- Directions: Reproduce the material below line by line, beginning with its first line and ending with the line that contains "from bokeh.resources import INLINE"; leave out pictures.

— START —

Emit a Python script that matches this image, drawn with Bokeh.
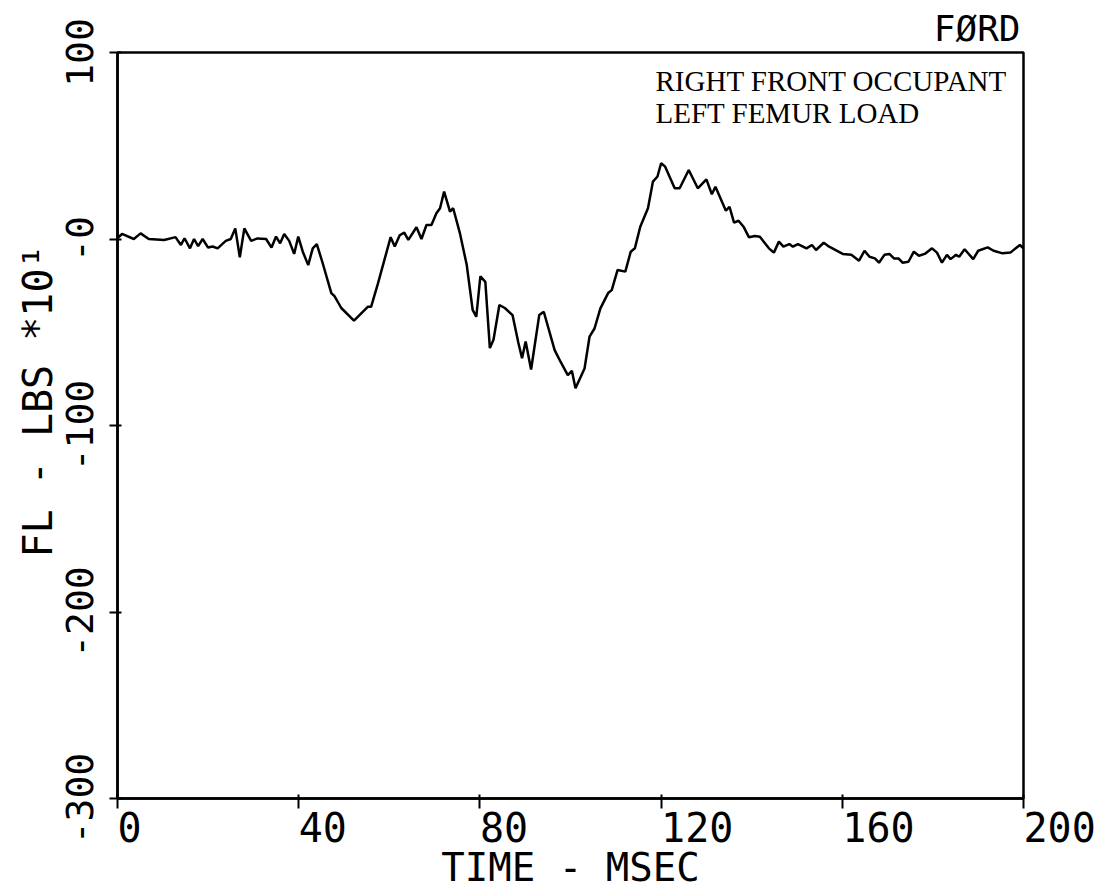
from bokeh.plotting import figure
from bokeh.models import Label, FixedTicker, Range1d, Title
from bokeh.embed import file_html
from bokeh.resources import INLINE

# ---- data ----
time_ms = [0.0, 1.0, 3.6, 5.1, 6.9, 10.3, 12.8, 14.0, 14.8, 16.0, 16.9, 17.8, 18.8, 20.0, 21.0,
           22.1, 23.9, 25.0, 26.0, 27.0, 28.0, 29.5, 30.9, 32.8, 34.0, 35.0, 35.9, 36.8, 37.9,
           39.0, 39.9, 40.9, 42.1, 43.1, 44.0, 45.3, 47.2, 47.9, 49.4, 52.2, 55.3, 56.0, 57.5,
           60.3, 61.2, 62.3, 63.3, 64.2, 66.0, 67.1, 68.2, 69.3, 70.4, 71.2, 72.1, 73.4, 74.1,
           75.6, 77.1, 78.4, 79.2, 80.1, 81.2, 82.2, 83.0, 84.3, 85.5, 87.2, 88.5, 89.3, 90.1,
           91.3, 93.1, 94.1, 96.5, 97.8, 99.4, 100.3, 101.1, 103.1, 104.2, 105.3, 106.6, 108.3,
           109.1, 110.4, 112.1, 113.3, 114.2, 115.4, 117.1, 118.2, 119.2, 120.0, 120.9, 123.0,
           124.1, 126.1, 128.1, 130.0, 131.2, 132.0, 134.3, 135.1, 136.1, 137.1, 138.2, 139.4,
           140.7, 141.8, 143.8, 144.9, 146.0, 147.0, 148.3, 149.1, 150.2, 152.1, 153.3, 154.2,
           155.9, 157.1, 160.1, 162.0, 163.7, 164.9, 166.0, 167.2, 168.1, 169.3, 170.4, 171.4,
           172.4, 173.3, 174.6, 175.8, 176.9, 178.2, 179.8, 180.9, 182.0, 183.1, 183.9, 185.1,
           185.8, 187.0, 188.9, 190.0, 192.1, 193.4, 195.4, 197.1, 199.2, 200.0]
load = [0.5, 2.7, 0.0, 3.0, 0.0, -0.5, 1.0, -3.2, 0.4, -5.0, 0.0, -3.8, 0.0, -4.6, -4.0,
        -5.0, -1.0, 0.0, 5.7, -9.8, 5.7, -1.0, 0.3, 0.0, -4.6, 1.3, -2.3, 2.7, -1.0,
        -8.0, 1.3, -6.8, -14.0, -5.0, -2.8, -13.0, -29.0, -30.6, -37.0, -43.8, -36.3, -36.3, -23.8,
        1.0, -4.0, 2.0, 3.4, -0.5, 6.3, 0.0, 7.5, 7.5, 13.8, 16.5, 25.4, 14.7, 16.5,
        3.0, -14.0, -38.0, -41.7, -20.0, -23.0, -58.5, -54.0, -35.4, -37.0, -40.8, -55.8, -63.9, -55.0,
        -70.0, -40.8, -39.0, -59.6, -65.8, -73.0, -70.7, -80.0, -69.4, -52.4, -48.0, -37.2, -29.0,
        -27.4, -16.6, -17.5, -6.8, -5.0, 6.6, 16.5, 30.8, 33.5, 40.6, 38.8, 27.2,
        27.2, 37.0, 27.2, 32.0, 24.0, 28.0, 15.2, 17.3, 8.8, 9.8, 6.6, 0.9,
        1.6, 1.2, -5.0, -7.3, -1.4, -4.1, -2.7, -4.1, -2.7, -5.0, -3.2, -5.9,
        -2.0, -4.1, -8.0, -8.5, -11.6, -6.3, -9.5, -10.4, -12.7, -8.5, -8.0, -10.4,
        -10.4, -12.7, -12.2, -6.8, -9.0, -8.0, -5.0, -7.3, -12.7, -8.5, -10.8, -8.5,
        -9.5, -5.5, -10.8, -6.3, -4.5, -6.3, -7.7, -7.3, -3.2, -5.0]

x_ticks = [0, 40, 80, 120, 160, 200]
x_tick_labels = ["0", "40", "80", "120", "160", "200"]
y_ticks = [-300, -200, -100, 0, 100]
y_tick_labels = ["-300", "-200", "-100", "-0", "100"]
title_text = "FØRD"
note_lines = ["RIGHT FRONT OCCUPANT", "LEFT FEMUR LOAD"]
x_label = "TIME - MSEC"
y_label = "FL - LBS *10¹"

PLOT_FONT = "DejaVu Sans Mono"
NOTE_FONT = "Liberation Serif"
INK = "black"

x0, x1 = x_ticks[0], x_ticks[-1]
y0, y1 = y_ticks[0], y_ticks[-1]

p = figure(width=1105, height=892,
           x_range=Range1d(x0, x1), y_range=Range1d(y0, y1),
           output_backend="svg", toolbar_location=None,
           min_border_left=117, min_border_right=82,
           min_border_top=52, min_border_bottom=94,
           background_fill_color="white", border_fill_color="white")

# title (upper right, above the frame)
p.title.text = title_text
p.title.align = "right"
p.title.text_font = PLOT_FONT
p.title.text_font_size = "36px"
p.title.text_font_style = "normal"
p.title.text_color = INK
p.title.standoff = 7
p.title.offset = 3

p.grid.visible = False
p.outline_line_color = INK
p.outline_line_width = 2.5
p.outline_line_alpha = 1.0

# x axis: labels start at their tick, as the plotter wrote them
xa = p.xaxis[0]
xa.ticker = FixedTicker(ticks=x_ticks)
xa.major_label_overrides = dict(zip(x_ticks, x_tick_labels))
xa.major_label_orientation = -0.0001
xa.major_label_text_font = PLOT_FONT
xa.major_label_text_font_size = "40px"
xa.major_label_text_color = INK
xa.major_label_standoff = 18
xa.minor_tick_line_color = None
xa.major_tick_out = 10
xa.major_tick_in = 4
xa.major_tick_line_width = 2
xa.axis_line_width = 2.5
xa.axis_line_color = INK
xa.axis_label = x_label
xa.axis_label_text_font = PLOT_FONT
xa.axis_label_text_font_size = "39px"
xa.axis_label_text_font_style = "normal"
xa.axis_label_text_color = INK
xa.axis_label_standoff = -15

# y axis
ya = p.yaxis[0]
ya.ticker = FixedTicker(ticks=y_ticks)
ya.major_label_overrides = dict(zip(y_ticks, y_tick_labels))
ya.major_label_orientation = "vertical"
ya.major_label_text_font = PLOT_FONT
ya.major_label_text_font_size = "38px"
ya.major_label_text_color = INK
ya.major_label_standoff = 17
ya.minor_tick_line_color = None
ya.major_tick_out = 8
ya.major_tick_in = 4
ya.major_tick_line_width = 2
ya.axis_line_width = 2.5
ya.axis_line_color = INK

# y axis title, written from a fixed start point like the plotter did
p.add_layout(Title(text=y_label, align="left", offset=241, standoff=3,
                   text_font=PLOT_FONT, text_font_size="40px",
                   text_font_style="normal", text_color=INK), "left")

# annotation text in the upper right corner
for i, line in enumerate(note_lines):
    p.add_layout(Label(x=x1, y=y1, text=line, x_offset=-368, y_offset=-28 - 32 * i,
                       text_align="left", text_baseline="alphabetic",
                       text_font=NOTE_FONT, text_font_size="29px", text_color=INK))

# the trace
p.line(time_ms, load, line_color=INK, line_width=2.5)

open("out.html", "w").write(file_html(p, INLINE))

— END —

- Problem solution:
Emit a Python script that matches this image, drawn with Bokeh.
from bokeh.plotting import figure
from bokeh.models import Label, FixedTicker, Range1d, Title
from bokeh.embed import file_html
from bokeh.resources import INLINE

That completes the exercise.